Albert Hirschman Centre on Democracy
17 November 2020

"Counter-democracy" and democratic oversight

Our research team comments on the themes of our interview with Pierre Rosanvallon, now available in English.

What is the state of democracy today? Is democracy able and prepared to respond to global issues such as global warming? What is the role of citizens in facilitating the response by governments and other political actors? Is political violence compatible with democracy? At which level – local, national or transnational – are mobilisations most effective? How are new technologies impacting democratic participation?

These all-important questions are addressed in our interview with leading scholar of democracy Pierre Rosanvallon, Professor at the Collège de France. To open up a conversation across languages and approaches, we have translated the interview to make it available with English subtitles. We published one subtitled sequence per week between mid-November and mid-December, alongside specific commentaries from the Centre’s interdisciplinary research team.

The original interview was conducted in French by IHEID alumnus Alexandre Lercher at the Collège de France in the context of the 2020 Geneva Democracy Week. The Albert Hirschman Centre on Democracy is actively involved in this initiative promoted every year by the Geneva Chancellery of State. This year’s theme was “Democracy and alter-democracy.”

Pierre Rosanvallon, who coined the term “counter-democracy” (often used to refer to “alter-democracy”), explains that the term is “a little provocative”: “what counter-democracy means is that democracy isn’t just defined by its institutions, democracy isn’t just defined by voting, it is also defined by the role of the citizen.” For climate policies to be enacted, the “role of citizen oversight and pressure is absolutely decisive”. Professor Rosanvallon stresses it is essential citizens not simply follow climate politics but engage with them actively and critically: they must “experiment and generate expertise and keep an eye on the authorities.” Rising levels of political violence across the world, he continues, are however a sign of ‘democratic malaise’.

Each interview sequence was commented upon by members of our research team.

On the first interview segment, Junior Visiting Fellow Laura Bullon-Cassis and Research Assistant and Anthropology and Sociology Department PhD Candidate Livio Silva-Muller discussed democratic oversight and climate action. Read their commentary on the first thematic sequence of the interview HERE.

On the second interview segment, Postdoctoral Researcher Lipin Ram and Research Assistant and International Law PhD Candidate Juliana Santos de Carvalho have contributed with commentaries relating political violence and democratic practices. Read their commentary and watch the second sequence of Professor Rosanvallon’s interview HERE.

On the third interview segment, AHCD Senior Researcher and Executive Director Christine Lutringer and Research Fellow Yanina Welp have commented on the links between local and transnational governance, and democracy. Read their commentary and watch the third sequence of Professor Rosanvallon’s interview HERE.

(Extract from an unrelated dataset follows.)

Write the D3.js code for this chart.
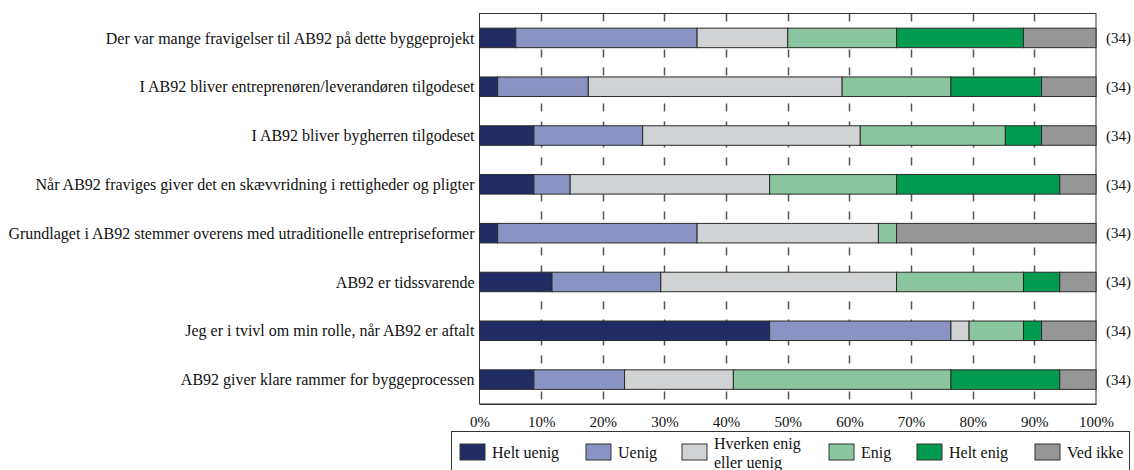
<!DOCTYPE html>
<html>
<head>
<meta charset="utf-8">
<script src="https://cdn.jsdelivr.net/npm/d3@7"></script>
<style>
  html, body { margin: 0; padding: 0; background: #fff; }
  svg, svg text { font-family: "Liberation Serif", "Times New Roman", serif; }
  svg { display: block; }
</style>
</head>
<body>
<svg id="chart" width="1134" height="470"></svg>
<script>
// Statements (top to bottom)
const statements = [
  "Der var mange fravigelser til AB92 på dette byggeprojekt",
  "I AB92 bliver entreprenøren/leverandøren tilgodeset",
  "I AB92 bliver bygherren tilgodeset",
  "Når AB92 fraviges giver det en skævvridning i rettigheder og pligter",
  "Grundlaget i AB92 stemmer overens med utraditionelle entrepriseformer",
  "AB92 er tidssvarende",
  "Jeg er i tvivl om min rolle, når AB92 er aftalt",
  "AB92 giver klare rammer for byggeprocessen"
];

// Answer categories
const answers = ["Helt uenig", "Uenig", "Hverken enig eller uenig", "Enig", "Helt enig", "Ved ikke"];
const answerColors = ["#222c64", "#8a93c1", "#d1d2d4", "#8bc5a0", "#009b4f", "#969696"];

// Number of respondents per answer, one list per statement
const heltUenig = [2, 1, 3, 3, 1, 4, 16, 3];
const uenig     = [10, 5, 6, 2, 11, 6, 10, 5];
const hverken   = [5, 14, 12, 11, 10, 13, 1, 6];
const enig      = [6, 6, 8, 7, 1, 7, 3, 12];
const heltEnig  = [7, 5, 2, 9, 0, 2, 1, 6];
const vedIkke   = [4, 3, 3, 2, 11, 2, 3, 2];
const respondents = [34, 34, 34, 34, 34, 34, 34, 34];

const tickValues = [0, 0.1, 0.2, 0.3, 0.4, 0.5, 0.6, 0.7, 0.8, 0.9, 1];

const counts = [heltUenig, uenig, hverken, enig, heltEnig, vedIkke];

// Build stacked share rows
const rows = statements.map((s, i) => {
  const row = { statement: s, n: respondents[i] };
  answers.forEach((a, k) => { row[a] = counts[k][i] / respondents[i]; });
  return row;
});
const stacked = d3.stack().keys(answers)(rows);

const svg = d3.select("#chart");
const plotLeft = 479.5, plotRight = 1096, plotTop = 13.5, plotBottom = 404;

const x = d3.scaleLinear().domain([0, 1]).range([plotLeft, plotRight]);
const y = d3.scaleBand().domain(statements).range([plotTop, plotBottom]).paddingInner(0.6).paddingOuter(0.3);
const color = d3.scaleOrdinal().domain(answers).range(answerColors);

// Dashed vertical gridlines (behind bars)
svg.append("g").selectAll("line")
  .data(tickValues.filter(v => v > 0 && v < 1))
  .join("line")
  .attr("x1", d => Math.round(x(d)) + 0.5)
  .attr("x2", d => Math.round(x(d)) + 0.5)
  .attr("y1", plotTop)
  .attr("y2", plotBottom)
  .attr("stroke", "#555")
  .attr("stroke-width", 1.5)
  .attr("stroke-dasharray", "8,10");

// Plot frame
svg.append("rect")
  .attr("x", plotLeft).attr("y", plotTop)
  .attr("width", plotRight - plotLeft).attr("height", plotBottom - plotTop)
  .attr("fill", "none").attr("stroke", "#333").attr("stroke-width", 1);

// Stacked bars
svg.append("g").selectAll("g")
  .data(stacked)
  .join("g")
  .attr("fill", d => color(d.key))
  .selectAll("rect")
  .data(d => d.filter(p => p[1] - p[0] > 0))
  .join("rect")
  .attr("x", d => x(d[0]))
  .attr("y", d => y(d.data.statement))
  .attr("width", d => x(d[1]) - x(d[0]))
  .attr("height", y.bandwidth())
  .attr("stroke", "#2a2a2a")
  .attr("stroke-width", 1);

// Statement labels
svg.append("g").selectAll("text")
  .data(statements)
  .join("text")
  .attr("x", plotLeft - 5)
  .attr("y", d => y(d) + y.bandwidth() / 2)
  .attr("dy", "0.35em")
  .attr("text-anchor", "end")
  .attr("font-size", 16)
  .attr("fill", "#111")
  .text(d => d);

// Respondent counts
svg.append("g").selectAll("text")
  .data(rows)
  .join("text")
  .attr("x", plotRight + 10)
  .attr("y", d => y(d.statement) + y.bandwidth() / 2)
  .attr("dy", "0.35em")
  .attr("font-size", 15)
  .attr("fill", "#111")
  .text(d => `(${d.n})`);

// Bottom axis
const axis = d3.axisBottom(x).tickValues(tickValues).tickFormat(d3.format(".0%")).tickSize(0).tickPadding(12);
const ag = svg.append("g").attr("transform", `translate(0,${plotBottom})`).call(axis)
  .attr("font-family", null).attr("font-size", null);
ag.select(".domain").attr("stroke", "#333");
ag.selectAll("text").attr("font-size", 15).attr("fill", "#111");

// Legend
const legend = svg.append("g");
legend.append("rect")
  .attr("x", 451.5).attr("y", 431.5).attr("width", 678).attr("height", 60)
  .attr("fill", "#fff").attr("stroke", "#333");
const legendX = [460, 586, 682, 829, 917, 1035];
const li = legend.selectAll("g").data(answers).join("g")
  .attr("transform", (d, i) => `translate(${legendX[i]},444)`);
li.append("rect")
  .attr("width", 25).attr("height", 16)
  .attr("fill", d => color(d)).attr("stroke", "#333");
li.append("text")
  .attr("x", 32)
  .attr("font-size", 16)
  .attr("fill", "#111")
  .each(function (d) {
    const t = d3.select(this);
    const lines = d === "Hverken enig eller uenig" ? ["Hverken enig", "eller uenig"] : [d];
    if (lines.length === 1) {
      t.append("tspan").attr("x", 32).attr("y", 8).attr("dy", "0.35em").text(lines[0]);
    } else {
      t.append("tspan").attr("x", 32).attr("y", -1).attr("dy", "0.35em").text(lines[0]);
      t.append("tspan").attr("x", 32).attr("y", 18).attr("dy", "0.35em").text(lines[1]);
    }
  });
</script>
</body>
</html>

On the fourth interview segment, Rebecca Tapscott, Ambizione Research Fellow, and Danishwara Nathaniel, PhD Researcher, highlighted the role of gender, diversity, and representation in democratic practices. Read their commentary and watch the fourth sequence of Professor Rosanvallon’s interview HERE.

On the fifth interview segment, Research Associate Jérôme Duberry and Research Assistant Sophia Mo discuss the impact of social media platforms and new technologies on democratic participation. Read their commentary and watch the fifth sequence of Professor Rosanvallon’s interview here.

Democracy, counter-democracy and climate action: Interview with Pierre Rosanvallon (Part 1)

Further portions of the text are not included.